3.4 Refinement Strategy

Split-with-scale. Because the monocular video input for 3D-GS [24] lacks multi-view supervision, a portion of the reconstructed point cloud (3D Gaussians) may become excessively sparse, leading to oversized Gaussians or blurring artifacts. To address this, we propose a strategy to split large Gaussians using a scale threshold $\epsilon_{scale}$ . If a Gaussian has a size $s$ larger than $\epsilon_{scale}$ , we decompose it into two identical Gaussians, each with half the size.

Pose refinement. Despite the robust performance of 3D-GS [24] in the presence of inaccurate SMPL parameters, there is a risk of generating a high-fidelity point cloud with inaccuracies. The inaccurate SMPL parameters may impact the model’s alignment with the images, leading to blurred textures. To address this issue, we propose an optimization approach for the SMPL parameters. Specifically, we designate the SMPL pose parameters $\theta$ as the optimized parameter and refine them through the optimization process, guided by the defined losses.
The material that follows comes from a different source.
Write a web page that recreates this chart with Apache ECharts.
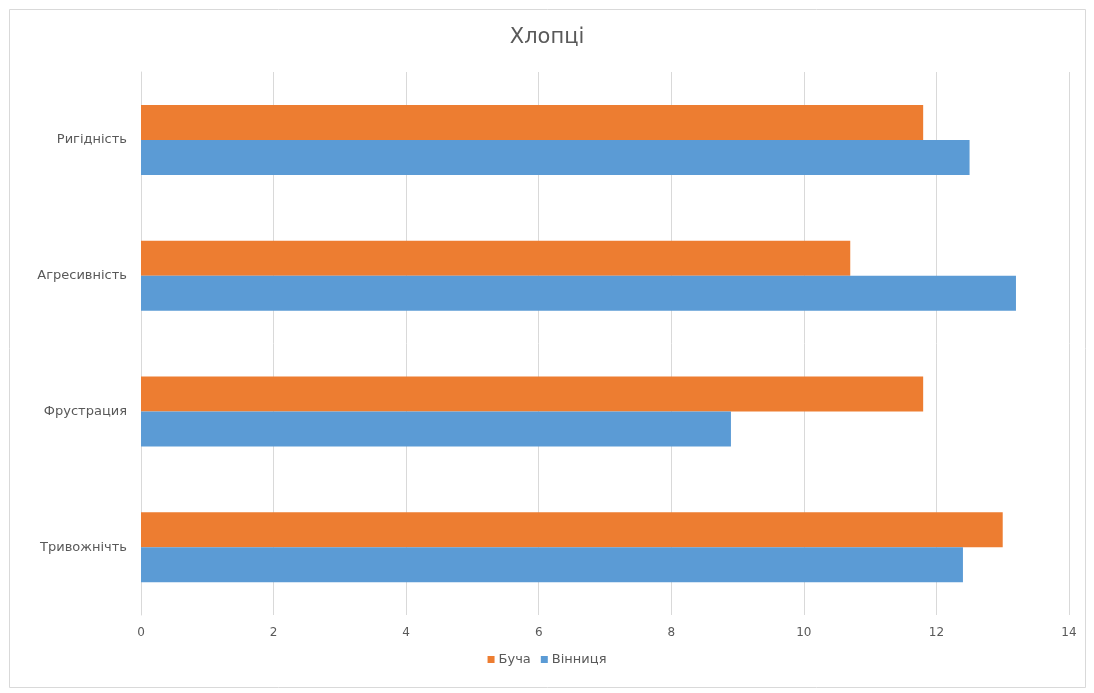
<!DOCTYPE html>
<html>
<head>
<meta charset="utf-8">
<script src="https://cdn.jsdelivr.net/npm/echarts@6/dist/echarts.min.js"></script>
<style>
    html, body { margin: 0; padding: 0; background: #ffffff; }
    #chart { width: 1094px; height: 693px; }
</style>
</head>
<body>
<div id="chart"></div>
<script>
    // categories go from bottom to top
    var kategorii = ['Тривожнічть', 'Фрустрация', 'Агресивність', 'Ригідність'];
    var bucha = [13.0, 11.8, 10.7, 11.8];
    var vinnytsia = [12.4, 8.9, 13.2, 12.5];
    var tyky = [0, 2, 4, 6, 8, 10, 12, 14];

    var shryft = "'DejaVu Sans', 'Noto Sans', sans-serif";

    var chart = echarts.init(document.getElementById('chart'));
    chart.setOption({
        backgroundColor: '#ffffff',
        animation: false,
        title: {
            text: 'Хлопці',
            left: 'center',
            top: 22,
            textStyle: { color: '#595959', fontSize: 21, fontWeight: 'normal', fontFamily: shryft }
        },
        graphic: [{
            type: 'rect',
            shape: { x: 9.5, y: 9.5, width: 1076, height: 678 },
            style: { fill: 'none', stroke: '#d9d9d9', lineWidth: 1 },
            silent: true
        }],
        legend: {
            data: ['Буча', 'Вінниця'],
            top: 648,
            left: 'center',
            itemWidth: 7,
            itemHeight: 7,
            itemGap: 10,
            icon: 'rect',
            textStyle: { color: '#595959', fontSize: 13, fontFamily: shryft, padding: [0, 0, 0, -1] }
        },
        grid: { left: 141, right: 25, top: 72, bottom: 78 },
        xAxis: {
            type: 'value',
            min: tyky[0],
            max: tyky[tyky.length - 1],
            interval: 2,
            axisLine: { show: false },
            axisTick: { show: false },
            axisLabel: { color: '#595959', fontSize: 12, margin: 12, fontFamily: shryft },
            splitLine: { lineStyle: { color: '#d9d9d9', width: 1 } }
        },
        yAxis: {
            type: 'category',
            data: kategorii,
            axisLine: { show: true, lineStyle: { color: '#d9d9d9' } },
            axisTick: { show: false },
            axisLabel: { color: '#595959', fontSize: 13, margin: 14, fontFamily: shryft }
        },
        series: [{
            name: 'Буча',
            type: 'bar',
            data: bucha,
            barWidth: 35,
            barGap: '0%',
            itemStyle: { color: '#ED7D31' }
        }, {
            name: 'Вінниця',
            type: 'bar',
            data: vinnytsia,
            barWidth: 35,
            barGap: '0%',
            itemStyle: { color: '#5B9BD5' }
        }]
    });
</script>
</body>
</html>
	male-3-casual			male-4-casual			female-3-casual			female-4-casual
	PSNR↑	SSIM↑	LPIPS↓	PSNR↑	SSIM↑	LPIPS↓	PSNR↑	SSIM↑	LPIPS↓	PSNR↑	SSIM↑	LPIPS↓
3D-GS[24]	26.60	0.9393	0.082	24.54	0.9469	0.088	24.73	0.9297	0.093	25.74	0.9364	0.075
NeuralBody[15]	24.94	0.9428	0.033	24.71	0.9469	0.042	23.87	0.9504	0.035	24.37	0.9451	0.038
Anim-NeRF[16]	29.37	0.9703	0.017	28.37	0.9605	0.027	28.91	0.9743	0.022	28.90	0.9678	0.017
InstantAvatar[17]	29.64	0.9719	0.019	28.03	0.9647	0.038	28.27	0.9723	0.025	29.58	0.9713	0.020
Ours	35.66	0.9753	0.021	32.65	0.9769	0.049	33.22	0.9701	0.037	31.43	0.9630	0.040

Table 1: Quantitative comparison of novel view synthesis on PeopleSnapshot dataset. Our approach exhibits a significant advantage in metric comparisons, showing substantial improvements in PSNR and SSIM metrics due to its superior restoration of image details.

4 Experiment

In this section, we evaluate our method on monocular training videos and compare it with the other baselines and state-of-the-art works. We also conduct ablation studies to verify the effectiveness of each component in our method.

4.1 Datasets and Baseline

PeopleSnapshot. PeopleSnapshot [10] dataset contains eight sequences of dynamic humans wearing different outfits. The actors rotate in front of a fixed camera, maintaining an A-pose during the recording. We train the model with the frames of the human rotating in the first two circles and test with the resting frames. The dataset also provides inaccurate shape and pose parameters. So we first process both the train dataset and test dataset to get the accurate pose parameters. Note that the coefficients of the Gaussians remain fixed. We evaluate the novel view synthesis quality with frame size in $540\times 540$ with the quantitative metrics including peak signal-to-noise ratio (PSNR), structural similarity index (SSIM), and learned perceptual image patch similarity (LPIPS), and train our model and other baselines in $1080\times 1080$ for visual comparison. The PeopleSnapshot dataset doesn’t have the corresponding ground truth point cloud, we only provide qualitative results.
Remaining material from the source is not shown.